• Information supplied:
====

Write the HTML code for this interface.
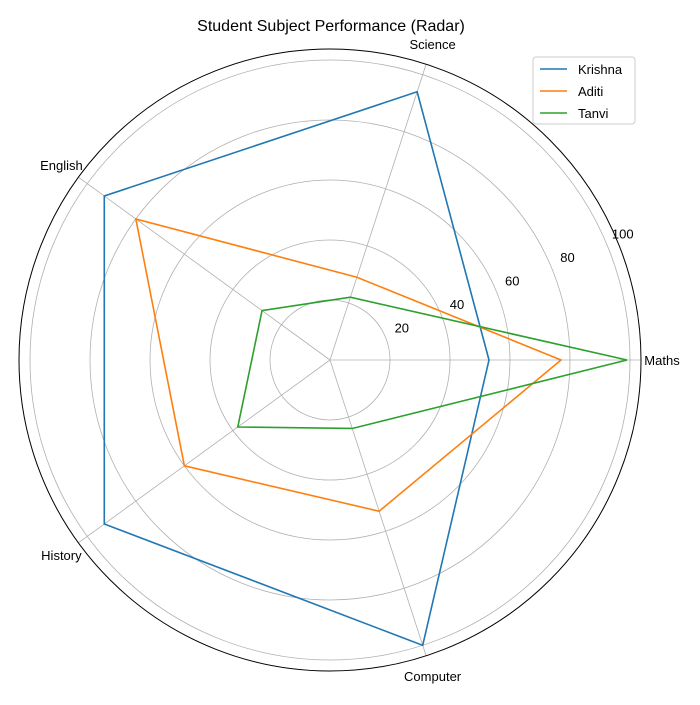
<!DOCTYPE html>
<html><head><meta charset="utf-8"><style>
body{margin:0;background:#fff}
svg{font-family:"Liberation Sans","DejaVu Sans",sans-serif}
</style></head><body>
<svg id="chart" width="700" height="700">
<text x="331" y="31" font-size="16" text-anchor="middle">Student Subject Performance (Radar)</text>
<g id="grid"></g><g id="series"></g>
<g>
<rect x="533" y="57" width="102" height="67" fill="#fff" stroke="#ccc" rx="3"/>
<g id="legend"></g>
</g>
</svg>
<script>
const categories=["Maths","Science","English","History","Computer"];
const seriesNames=["Krishna","Aditi","Tanvi"];
const krishna=[53,94,93,93,100];
const aditi=[77,29,80,60,53];
const tanvi=[99,22,28,38,24];
const ticks=[20,40,60,80,100];
const colors=["#1f77b4","#ff7f0e","#2ca02c"];
const allSeries=[krishna,aditi,tanvi];
const cx=330,cy=360,scale=3,rmaxPx=311;
const NS="http://www.w3.org/2000/svg";
function mk(t,a,p){const e=document.createElementNS(NS,t);for(const k in a)e.setAttribute(k,a[k]);p.appendChild(e);return e;}
function ang(i){return i*2*Math.PI/categories.length;}
function pt(i,v){const a=ang(i);return [cx+v*scale*Math.cos(a),cy-v*scale*Math.sin(a)];}
const g=document.getElementById('grid');
ticks.forEach(t=>{
 const c=mk('circle',{cx:cx,cy:cy,r:t*scale,fill:'none',stroke:'#b0b0b0','stroke-width':0.8},g);
 
 
 const a=23*Math.PI/180,rr=t*scale+18;
 const tx=mk('text',{x:cx+rr*Math.cos(a),y:cy-rr*Math.sin(a)+3,'font-size':13,'text-anchor':'middle'},g);
 tx.textContent=t;
 
 
});
categories.forEach((c,i)=>{
 const a=ang(i);
 const l=mk('line',{x1:cx,y1:cy,x2:cx+rmaxPx*Math.cos(a),y2:cy-rmaxPx*Math.sin(a),stroke:'#b0b0b0','stroke-width':0.8},g);
 
 
 const rr=332,x=cx+rr*Math.cos(a),y=cy-rr*Math.sin(a);
 const t=mk('text',{x:x,y:y+5,'font-size':13,'text-anchor':'middle'},g);
 t.textContent=c;
 
 
});
const oc=mk('circle',{cx:cx,cy:cy,r:rmaxPx,fill:'none',stroke:'#000','stroke-width':1},g);


const s=document.getElementById('series');
allSeries.forEach((vals,k)=>{
 const pts=vals.map((v,i)=>pt(i,v).join(',')).join(' ');
 const p=mk('polygon',{points:pts,fill:'none',stroke:colors[k],'stroke-width':1.6},s);
 
 
});
const lg=document.getElementById('legend');
seriesNames.forEach((n,k)=>{
 const y=69+k*22;
 const l=mk('line',{x1:540,y1:y,x2:567,y2:y,stroke:colors[k],'stroke-width':1.6},lg);
 
 
 const t=mk('text',{x:578,y:y+5,'font-size':13},lg);
 t.textContent=n;
 
 
});
</script>
</body></html>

====

• What to do:
All the lines above are to be given again exactly as they read, with the pictures removed.

• Solution for this exercise:
Write the HTML code for this interface.
<!DOCTYPE html>
<html><head><meta charset="utf-8"><style>
body{margin:0;background:#fff}
svg{font-family:"Liberation Sans","DejaVu Sans",sans-serif}
</style></head><body>
<svg id="chart" width="700" height="700">
<text x="331" y="31" font-size="16" text-anchor="middle">Student Subject Performance (Radar)</text>
<g id="grid"></g><g id="series"></g>
<g>
<rect x="533" y="57" width="102" height="67" fill="#fff" stroke="#ccc" rx="3"/>
<g id="legend"></g>
</g>
</svg>
<script>
const categories=["Maths","Science","English","History","Computer"];
const seriesNames=["Krishna","Aditi","Tanvi"];
const krishna=[53,94,93,93,100];
const aditi=[77,29,80,60,53];
const tanvi=[99,22,28,38,24];
const ticks=[20,40,60,80,100];
const colors=["#1f77b4","#ff7f0e","#2ca02c"];
const allSeries=[krishna,aditi,tanvi];
const cx=330,cy=360,scale=3,rmaxPx=311;
const NS="http://www.w3.org/2000/svg";
function mk(t,a,p){const e=document.createElementNS(NS,t);for(const k in a)e.setAttribute(k,a[k]);p.appendChild(e);return e;}
function ang(i){return i*2*Math.PI/categories.length;}
function pt(i,v){const a=ang(i);return [cx+v*scale*Math.cos(a),cy-v*scale*Math.sin(a)];}
const g=document.getElementById('grid');
ticks.forEach(t=>{
 const c=mk('circle',{cx:cx,cy:cy,r:t*scale,fill:'none',stroke:'#b0b0b0','stroke-width':0.8},g);
 
 
 const a=23*Math.PI/180,rr=t*scale+18;
 const tx=mk('text',{x:cx+rr*Math.cos(a),y:cy-rr*Math.sin(a)+3,'font-size':13,'text-anchor':'middle'},g);
 tx.textContent=t;
 
 
});
categories.forEach((c,i)=>{
 const a=ang(i);
 const l=mk('line',{x1:cx,y1:cy,x2:cx+rmaxPx*Math.cos(a),y2:cy-rmaxPx*Math.sin(a),stroke:'#b0b0b0','stroke-width':0.8},g);
 
 
 const rr=332,x=cx+rr*Math.cos(a),y=cy-rr*Math.sin(a);
 const t=mk('text',{x:x,y:y+5,'font-size':13,'text-anchor':'middle'},g);
 t.textContent=c;
 
 
});
const oc=mk('circle',{cx:cx,cy:cy,r:rmaxPx,fill:'none',stroke:'#000','stroke-width':1},g);


const s=document.getElementById('series');
allSeries.forEach((vals,k)=>{
 const pts=vals.map((v,i)=>pt(i,v).join(',')).join(' ');
 const p=mk('polygon',{points:pts,fill:'none',stroke:colors[k],'stroke-width':1.6},s);
 
 
});
const lg=document.getElementById('legend');
seriesNames.forEach((n,k)=>{
 const y=69+k*22;
 const l=mk('line',{x1:540,y1:y,x2:567,y2:y,stroke:colors[k],'stroke-width':1.6},lg);
 
 
 const t=mk('text',{x:578,y:y+5,'font-size':13},lg);
 t.textContent=n;
 
 
});
</script>
</body></html>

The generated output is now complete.